We continued on up the narrow road and stopped once we got partway into the woods. Nathan and I decided to walk the rest of the way to the end of the road and have them pick us up there. Warblers were everywhere, but most of them we already had on our list. Suddenly we both stopped! A very high-pitched song sounded about 10 feet (3 m) into the woods. After listening a bit, we both agreed it was a Cape May Warbler!

We saw or heard nothing more for our list, so at 11:00 we headed to our next destination, the Pymatuning Spillway. We soon found Ring-billed and Bonaparte’s Gulls. After scanning the lake for awhile, we also picked up a Ruddy Duck, Common Loon, and Double-crested Cormorant.

We then headed to our next destination, Miller’s Food Factory, for lunch. We ate in anticipation of our next and most exciting destination yet—Presque Isle!

It was about an hour’s drive there. While we didn’t see any birds for the list on the way, we immediately added a few more species once we arrived.

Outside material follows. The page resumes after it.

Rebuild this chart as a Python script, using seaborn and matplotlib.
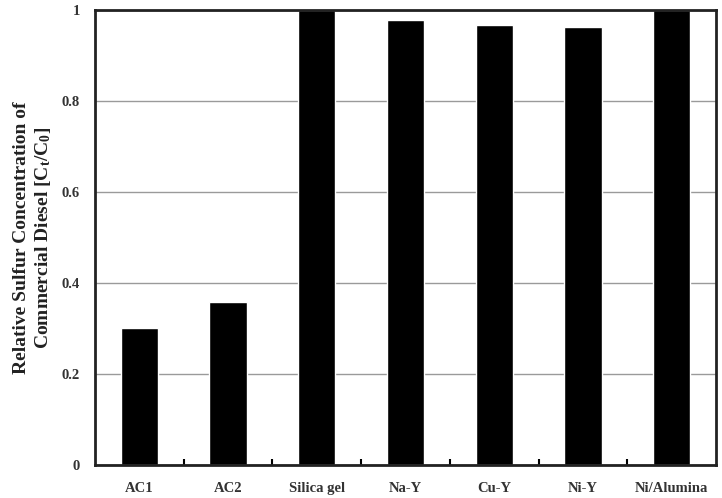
import numpy as np
import pandas as pd
import matplotlib
matplotlib.use('Agg')
import matplotlib.pyplot as plt
import seaborn as sns

# dados
adsorventes = ['AC1', 'AC2', 'Silica gel', 'Na-Y', 'Cu-Y', 'Ni-Y', 'Ni/Alumina']
concentracao_relativa = [0.301, 0.358, 1.0, 0.978, 0.967, 0.963, 1.0]
ticks_y = [0, 0.2, 0.4, 0.6, 0.8, 1]
rotulos_y = ['0', '0.2', '0.4', '0.6', '0.8', '1']

sns.set_style('white')
plt.rcParams['font.family'] = ['Liberation Serif', 'DejaVu Serif']
plt.rcParams['font.weight'] = 'bold'
plt.rcParams['mathtext.fontset'] = 'custom'
plt.rcParams['mathtext.rm'] = 'Liberation Serif:bold'
plt.rcParams['mathtext.it'] = 'Liberation Serif:bold'

df = pd.DataFrame({'adsorvente': adsorventes, 'conc': concentracao_relativa})

fig = plt.figure(figsize=(7.22, 4.98), dpi=100)
ax = fig.add_axes([0.1316, 0.0663, 0.86, 0.9137])

sns.barplot(data=df, x='adsorvente', y='conc', color='black',
            width=0.42, ax=ax, saturation=1)

ax.set_ylim(0, 1)
ax.set_xlim(-0.5, len(adsorventes) - 0.5)
ax.set_yticks(ticks_y)
ax.set_yticklabels(rotulos_y)
ax.set_axisbelow(True)
ax.yaxis.grid(True, color='#9a9a9a', linewidth=1)
ax.xaxis.grid(False)

for s in ax.spines.values():
    s.set_color('#222222')
    s.set_linewidth(2)

ax.tick_params(axis='x', which='major', length=0, pad=12, labelsize=10.5, labelcolor='#333333')
ax.tick_params(axis='y', which='major', length=0, pad=11, labelsize=10.5, labelcolor='#333333')
ax.set_xticks(np.arange(0.5, len(adsorventes) - 1, 1.0), minor=True)
ax.tick_params(axis='x', which='minor', direction='in', length=4, width=1.5, color='black', bottom=True)

ax.set_xlabel('')
ax.set_ylabel('Relative Sulfur Concentration of\nCommercial Diesel [C$_\\mathrm{t}$/C$_\\mathrm{0}$]',
              fontsize=14, fontweight='bold', color='#222222', linespacing=1.2)
ax.yaxis.set_label_coords(-0.068, 0.5)

plt.savefig('out.png', dpi=100)
plt.close()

We birded at a variety of places and then went to the best warbler spot on all of Presque Isle, Fry’s Landing. Thick bushes and trees hold many birds. I trailed behind as we slowly walked down the path. Stopping to check a warbler flitting around, I immediately recognized it, even though it was a life bird for me. “Wilson’s Warbler over here!” I announced excitedly. Immediately everyone came back, and they all got to see it!

The next warbler came a little later. We had just rounded a bend when “Canada Warbler ahead!” was announced. Everyone got to see that one as well, and we were all getting excited!

After hiking a little farther, Grandfather signaled all of us to stop. “Look hard, guys. I think we have a Golden-winged Warbler ahead,” he announced with a note of excitement in his voice. Just then the bird moved, and immediately two of our group trained their binoculars on it and exclaimed, “Golden-winged Warbler for sure!” The Golden-winged then flew, and we lost track of it. I was disappointed that I hadn’t seen it, but a little later, some of the others and I heard it singing.

At 6:00 we turned and headed back, but not before adding the Nashville Warbler to the list. We then headed to Pine Tree Trail where a Pine Warbler was reported. We arrived there and walked the trail a ways and soon spotted a Lincoln’s Sparrow. We did get the Pine Warbler, but at a different location. Grandfather had seen a warbler and was not sure what it was, but after we got home, he researched it and found it was a Prairie Warbler.

We then decided it was time to head for home, as it was getting late. We added three more species before arriving home at 9:00 p.m.

The last two years we had 139 different species, but our totals for this year came to 141, with 29 of those being warblers!

We all had a good and blessed day, being together and observing nature!